With the type of voltage regulators in use today this should not generally be a problem.
If the printer board has some odd style it might be possible but unlikely.
FYI: computers and Pi’s provide +5v on the usb bus (this is part of the usb spec)
most devices plugged into such machines receive and are powered by that 5v
some devices also have their own power supply and may connect this to the same pin on the USB port.
The problem would come if both devices didn’t provide the same voltage…modern regulators are good but still not perfect so one might make 5.05v while the other 4.95v…In a straight short circuit this would allow power to run from the higher to the lower in a ‘backward’ fashion.
Buck converters which are commonly used to provide 5v from computers and printers and other power supplies switch on and off quickly: see https://en.wikipedia.org/wiki/Buck_converter
I like to use plumbing as an analogy for electrical systems…If you think of water pressure as Voltage and if you have a valve with high pressure on one side and you want to raise the pressure on the other you could open the valve a little and water would flow through from the hi side (supply) to the low side…you could just leave that valve open a little as as long as the water has some place to go on the low side you could set the pressure by balancing the water going in with the water going out…

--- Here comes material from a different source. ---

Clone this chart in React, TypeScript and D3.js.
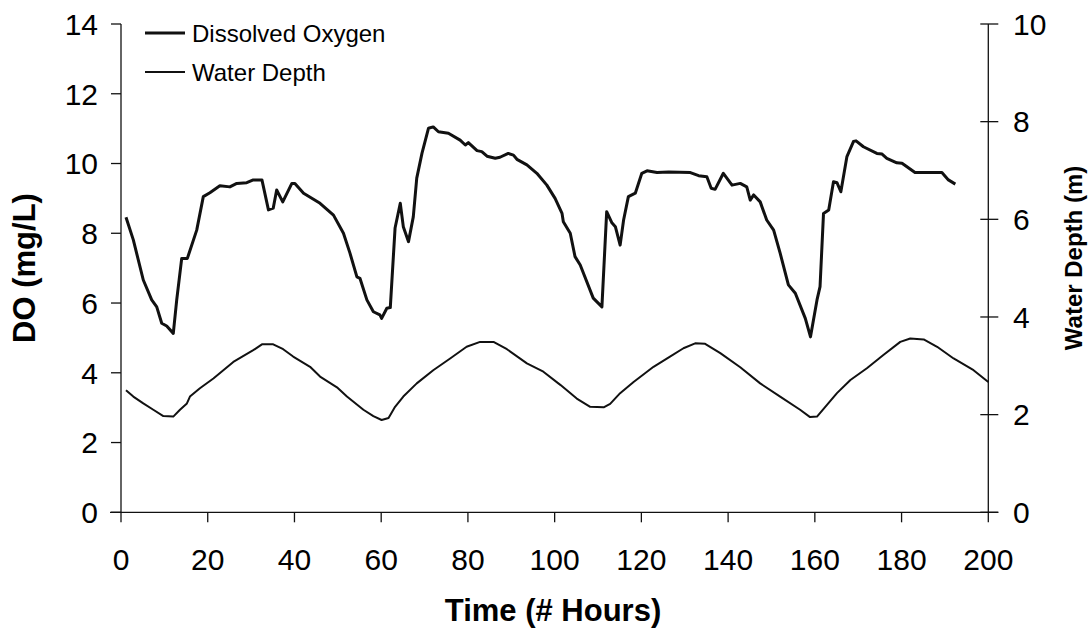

But suppose as in our USB 5v case the low side actually had more pressure then the water would flow backward this would be bad imagine that is the sewer side of your water supply…yuck!
With the buck converter power supply however the valve is not just left open at some amount to raise the voltage on the low side to 5V rather it is opened and closed very fast and it generally has a one way valve and a sensor on the low side so that it won’t open unless that side is lower than voltage you want to set…so it opens and lets some water through then closes as soon as the desired pressure is reached. If the water is already at a higher pressure than it wants to set then it never opens. The only problem is if the pressure is so high it breaks the valve…but that takes many volts (lots of pressure) and there should never be that much difference between the two regulators, so things are safe.
Obviously this is a simplified description and there are various circuits that could be involved that might cause a failure but in general not a problem as evidenced by the fact that many people have many devices hooked up this way and it is seldom a problem (I would be curious to read the threads where this was a concern)…most common exceptions I can think of could be poorly rated parts (valves break way too easy) or really sub-standard designs (uses some other type of regulator) but these should be rare. Even in cheaper equipment these days uses standard parts and designs or copies of those and generally most use this type of converter.